Running a ferry is known in maritime circles as being in the “flesh trade” and right after safety, great customer service is McGriel’s goal. “A more senior captain said to me, ‘There are two kinds of captains. One is the kind that lifts the ramp with his back to the road and the other kind lifts the ramp with his face to the road.’ If I can, within reason, get someone onto the ferry I will. But if we get backed up and the line stretches up to the Dory, the phones light up in the office like strategic air command.”
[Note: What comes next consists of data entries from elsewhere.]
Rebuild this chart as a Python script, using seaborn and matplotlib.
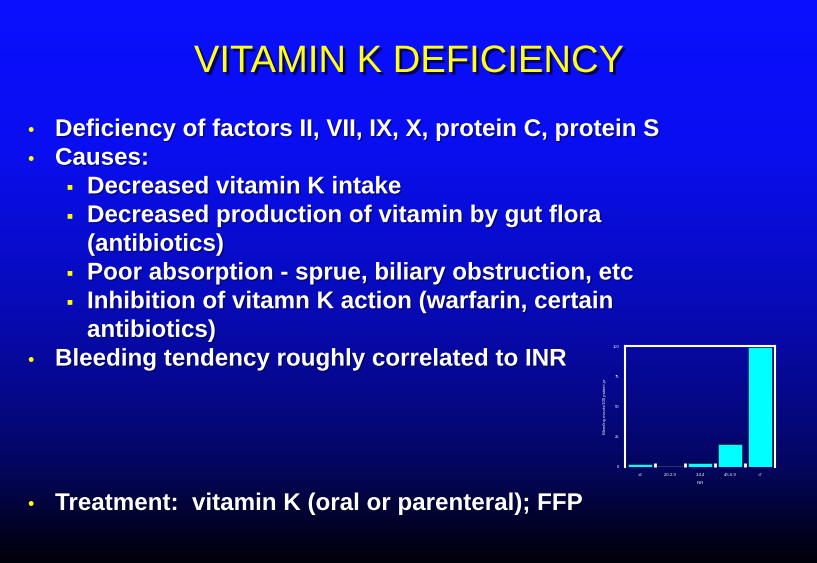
import numpy as np
import matplotlib
matplotlib.use("Agg")
import matplotlib.pyplot as plt
import matplotlib.patheffects as pe
import pandas as pd
import seaborn as sns

# chart data
inr_groups = ["<2", "2.0-2.9", "3-4.4", "4.5-6.9", ">7"]
bleed_rates = [2.8, 1.2, 3.6, 19.3, 99.0]
y_ticks = [0, 25, 50, 75, 100]

title = "VITAMIN K DEFICIENCY"
lines = [
    # (level, text, bullet shown)
    (0, "Deficiency of factors II, VII, IX, X, protein C, protein S", True),
    (0, "Causes:", True),
    (1, "Decreased vitamin K intake", True),
    (1, "Decreased production of vitamin by gut flora", True),
    (1, "(antibiotics)", False),
    (1, "Poor absorption - sprue, biliary obstruction, etc", True),
    (1, "Inhibition of vitamn K action (warfarin, certain", True),
    (1, "antibiotics)", False),
    (0, "Bleeding tendency roughly correlated to INR", True),
]
treatment = "Treatment:  vitamin K (oral or parenteral); FFP"

sns.set_theme(style="white")
plt.rcParams["font.family"] = ["Liberation Sans", "DejaVu Sans"]

W, H = 817, 563
fig = plt.figure(figsize=(W / 100, H / 100), dpi=100)

# background gradient, bright blue at top fading to black
bg = fig.add_axes([0, 0, 1, 1])
ys = np.array([0, 150, 300, 400, 467, 530, 563]) / H
blues = np.array([255, 240, 185, 135, 95, 35, 10]) / 255
col = np.interp(np.linspace(0, 1, 400), ys, blues)
img = np.zeros((400, 1, 3))
img[:, 0, 2] = col
img[:, 0, 1] = col * 0.06
img[:, 0, 0] = col * 0.04
bg.imshow(img, aspect="auto", extent=[0, 1, 0, 1], origin="upper")
bg.set_xlim(0, 1)
bg.set_ylim(0, 1)
bg.axis("off")


def fx(px):
    return px / W


def fy(py):
    return 1 - py / H


shadow = [pe.withSimplePatchShadow(offset=(2, -2), shadow_rgbFace="#000033", alpha=0.8)]
fig.text(fx(409), fy(72), title, color="#ffff1a", fontsize=27.5, ha="center",
         va="baseline", path_effects=shadow)

txt_shadow = [pe.withSimplePatchShadow(offset=(1, -1), shadow_rgbFace="#000022", alpha=0.5)]
body = dict(color="white", fontsize=17.4, fontweight="bold", va="baseline",
            path_effects=txt_shadow)
y0, dy = 136, 28.7
for i, (lvl, txt, has_bullet) in enumerate(lines):
    yy = fy(y0 + i * dy)
    if lvl == 0:
        fig.text(fx(27), yy, "\u2022", color="#ffff00", fontsize=13, va="baseline")
        fig.text(fx(55), yy, txt, **body)
    else:
        if has_bullet:
            fig.text(fx(66), fy(y0 + i * dy - 4), "\u25a0", color="#ffff00",
                     fontsize=7, va="baseline")
        fig.text(fx(87), yy, txt, **body)

fig.text(fx(27), fy(510), "\u2022", color="#ffff00", fontsize=13, va="baseline")
fig.text(fx(55), fy(510), treatment, **body)

# small bar chart inset
ax = fig.add_axes([fx(625), fy(467), fx(150), 121 / H])
df = pd.DataFrame({"INR": inr_groups, "rate": bleed_rates})
sns.barplot(data=df, x="INR", y="rate", color="#00ffff", saturation=1,
            width=0.8, edgecolor="#203050", linewidth=0.6, ax=ax)
ax.set_facecolor("none")
ax.set_xlim(-0.5, 4.5)
ax.set_ylim(0, 100)
ax.set_yticks(y_ticks)
ax.set_yticklabels(y_ticks, fontsize=3, color="white")
ax.set_xticks(range(len(inr_groups)))
ax.set_xticklabels(inr_groups, fontsize=3, color="white")
ax.set_xticks(np.arange(0.5, 4.0, 1.0), minor=True)
ax.tick_params(axis="x", which="minor", direction="in", length=3, width=2,
               color="white", bottom=True)
ax.set_xlabel("INR", fontsize=3, color="white", labelpad=3)
ax.set_ylabel("Bleeding events/100 patient-yr", fontsize=3, color="white", labelpad=4)
ax.tick_params(which="major", length=0, pad=4)
for side in ["left", "top", "right"]:
    ax.spines[side].set_color("white")
    ax.spines[side].set_linewidth(1.5)
ax.spines["bottom"].set_visible(False)

fig.savefig("out.png", dpi=100)
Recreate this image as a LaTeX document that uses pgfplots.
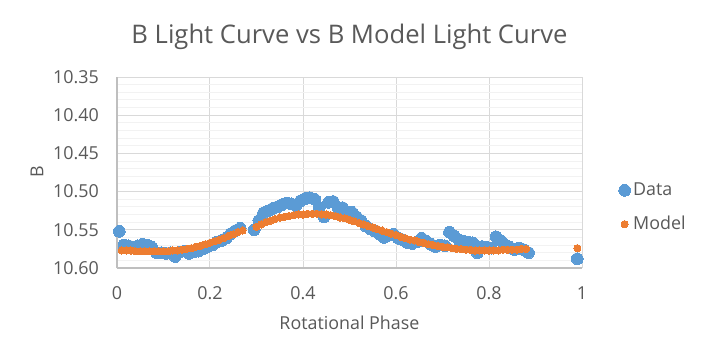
\documentclass[border=0pt]{standalone}
\usepackage{pgfplots}
\pgfplotsset{compat=1.18}
\usepackage{fontspec}
\setmainfont{Open Sans}
\definecolor{xblue}{HTML}{5B9BD5}
\definecolor{xorange}{HTML}{ED7D31}
\definecolor{txt}{HTML}{595959}
\definecolor{gmaj}{HTML}{D9D9D9}
\definecolor{gmin}{HTML}{F2F2F2}
\definecolor{axl}{HTML}{BFBFBF}
\begin{document}
\begin{tikzpicture}
\fill[white] (0,0) rectangle (528pt,270.75pt);
\begin{axis}[
  at={(87.75pt,69.75pt)}, anchor=south west,
  scale only axis, width=348.75pt, height=143.25pt,
  xmin=0, xmax=1, ymin=10.35, ymax=10.60,
  y dir=reverse,
  clip=false,
  xtick={0,0.2,0.4,0.6,0.8,1},
  xticklabels={0,0.2,0.4,0.6,0.8,1},
  ytick={10.35,10.40,10.45,10.50,10.55,10.60},
  yticklabels={10.35,10.40,10.45,10.50,10.55,10.60},
  minor y tick num=4,
  xmajorgrids, ymajorgrids, yminorgrids,
  major grid style={draw=gmaj, line width=0.75pt},
  minor grid style={draw=gmin, line width=0.75pt},
  major tick length=0pt, minor tick length=0pt,
  axis line style={draw=none},
  tick label style={font=\fontsize{13.4}{16}\selectfont, text=txt},
  yticklabel style={anchor=east, inner sep=0pt, xshift=-13.5pt},
  xticklabel style={anchor=center, inner sep=0pt, yshift=-18.5pt},
  legend style={at={(axis description cs:1.07,0.317)}, anchor=west,
    draw=none, fill=none, font=\fontsize{13.4}{16}\selectfont, text=txt,
    row sep=10pt, cells={anchor=west}},
  legend image code/.code={\path[#1, only marks] plot coordinates {(0pt,0pt)};},
]
\draw[axl, line width=1pt] (axis description cs:0,0) -- (axis description cs:0,1);
\draw[axl, line width=1pt] (axis description cs:0,0) -- (axis description cs:1,0);
\addplot[xblue, only marks, mark=*, mark size=4.4pt, mark options={draw=xblue, fill=xblue, line width=0pt}] coordinates {
(0.005,10.552) (0.015,10.570) (0.025,10.571) (0.035,10.574) (0.045,10.571)
(0.055,10.569) (0.065,10.570) (0.075,10.573) (0.085,10.580) (0.095,10.580)
(0.105,10.581) (0.115,10.580) (0.125,10.585) (0.135,10.579) (0.145,10.578)
(0.155,10.581) (0.165,10.579) (0.175,10.578) (0.185,10.575) (0.195,10.572)
(0.205,10.570) (0.215,10.566) (0.225,10.564) (0.235,10.561) (0.245,10.555)
(0.255,10.551) (0.265,10.548) (0.295,10.550) (0.305,10.538) (0.315,10.528)
(0.325,10.525) (0.335,10.522) (0.345,10.520) (0.355,10.517) (0.365,10.515)
(0.375,10.516) (0.385,10.518) (0.395,10.512) (0.405,10.509) (0.415,10.508)
(0.425,10.510) (0.435,10.521) (0.445,10.533) (0.455,10.514) (0.465,10.513)
(0.475,10.521) (0.485,10.521) (0.495,10.527) (0.505,10.527) (0.515,10.533)
(0.525,10.538) (0.535,10.545) (0.545,10.549) (0.555,10.552) (0.565,10.556)
(0.575,10.560) (0.585,10.557) (0.595,10.556) (0.605,10.561) (0.615,10.563)
(0.625,10.567) (0.635,10.568) (0.645,10.566) (0.655,10.561) (0.665,10.565)
(0.675,10.569) (0.685,10.572) (0.695,10.570) (0.705,10.571) (0.715,10.553)
(0.725,10.558) (0.735,10.563) (0.745,10.565) (0.755,10.566) (0.765,10.567)
(0.775,10.580) (0.785,10.572) (0.795,10.573) (0.805,10.574) (0.815,10.559)
(0.825,10.564) (0.835,10.570) (0.845,10.573) (0.855,10.576) (0.865,10.574)
(0.875,10.576) (0.885,10.580) (0.99,10.588)
};
\addlegendentry{Data}
\addplot[xorange, only marks, mark=*, mark size=2.7pt, mark options={draw=xorange, fill=xorange, line width=0pt}] coordinates {
(0.01,10.577) (0.02,10.577) (0.03,10.577) (0.04,10.578) (0.05,10.578)
(0.06,10.578) (0.07,10.578) (0.08,10.578) (0.09,10.578) (0.10,10.578)
(0.11,10.578) (0.12,10.577) (0.13,10.577) (0.14,10.576) (0.15,10.575)
(0.16,10.574) (0.17,10.572) (0.18,10.571) (0.19,10.569) (0.20,10.567)
(0.21,10.565) (0.22,10.563) (0.23,10.561) (0.24,10.558) (0.25,10.556)
(0.26,10.553) (0.27,10.551) (0.30,10.546) (0.31,10.543) (0.32,10.540)
(0.33,10.538) (0.34,10.536) (0.35,10.534) (0.36,10.533) (0.37,10.532)
(0.38,10.531) (0.39,10.530) (0.40,10.530) (0.41,10.529) (0.42,10.529)
(0.43,10.529) (0.44,10.530) (0.45,10.530) (0.46,10.531) (0.47,10.532)
(0.48,10.534) (0.49,10.535) (0.50,10.537) (0.51,10.539) (0.52,10.541)
(0.53,10.543) (0.54,10.545) (0.55,10.547) (0.56,10.549) (0.57,10.551)
(0.58,10.553) (0.59,10.555) (0.60,10.557) (0.61,10.559) (0.62,10.561)
(0.63,10.563) (0.64,10.564) (0.65,10.566) (0.66,10.567) (0.67,10.569)
(0.68,10.570) (0.69,10.571) (0.70,10.572) (0.71,10.573) (0.72,10.574)
(0.73,10.575) (0.74,10.575) (0.75,10.576) (0.76,10.576) (0.77,10.577)
(0.78,10.577) (0.79,10.577) (0.80,10.577) (0.81,10.577) (0.82,10.577)
(0.83,10.576) (0.84,10.576) (0.85,10.576) (0.86,10.576) (0.87,10.575)
(0.88,10.575) (0.99,10.574)
};
\addlegendentry{Model}
\end{axis}
\node[text=txt, font=\fontsize{19.2}{23}\selectfont] at (262.1pt,243pt) {B Light Curve vs B Model Light Curve};
\node[text=txt, font=\fontsize{13.4}{16}\selectfont, rotate=90] at (27.75pt,141.75pt) {B};
\node[text=txt, font=\fontsize{13.4}{16}\selectfont] at (262.1pt,28.5pt) {Rotational Phase};
\end{tikzpicture}
\end{document}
Keeping the schedule is part of customer service, and in the summer the captain’s job requires a sense of humor as well as punctuality. On a hot Friday afternoon, two women with the whiff of day-tripper about them, stood red-faced next to their bikes in the loading area. One pointed out a painted bird atop a wooden beam near the ferry slip. “Is that a pelican?” she asked Capt. McGriel.

“Actually, that’s not a pelican; it’s a pole-ican,” he quipped, directing the bikers to a safe spot near the stern of the boat.

Summer presents a different set of hazards, centered on the loading and unloading of the vessel. Facebook groups dedicated to stories of the dangerous antics of summertime ferry passengers can’t compete with what McGriel has witnessed. There was the guy with his legs hanging over the edge of the ramp as the ferry came into the slip, the weekly drunken exodus of merrymakers from the Wednesday cookout at the Pridwin and the driver who “whizzed by me, cellphone in one hand, iPad in the other and dog in his lap.”

McGriel has enough seniority now to work days — four on, then two off — and he’s grateful for it. “This is one of the great aspects of working on the ferry,” he said. “You can work on the water all day and sleep in your own bed at night.

“My motto is, go slow, crash slow,” he said, as he executed another perfect landing despite a stiff wind, with a comforting nudge as the ferry slid under the gate.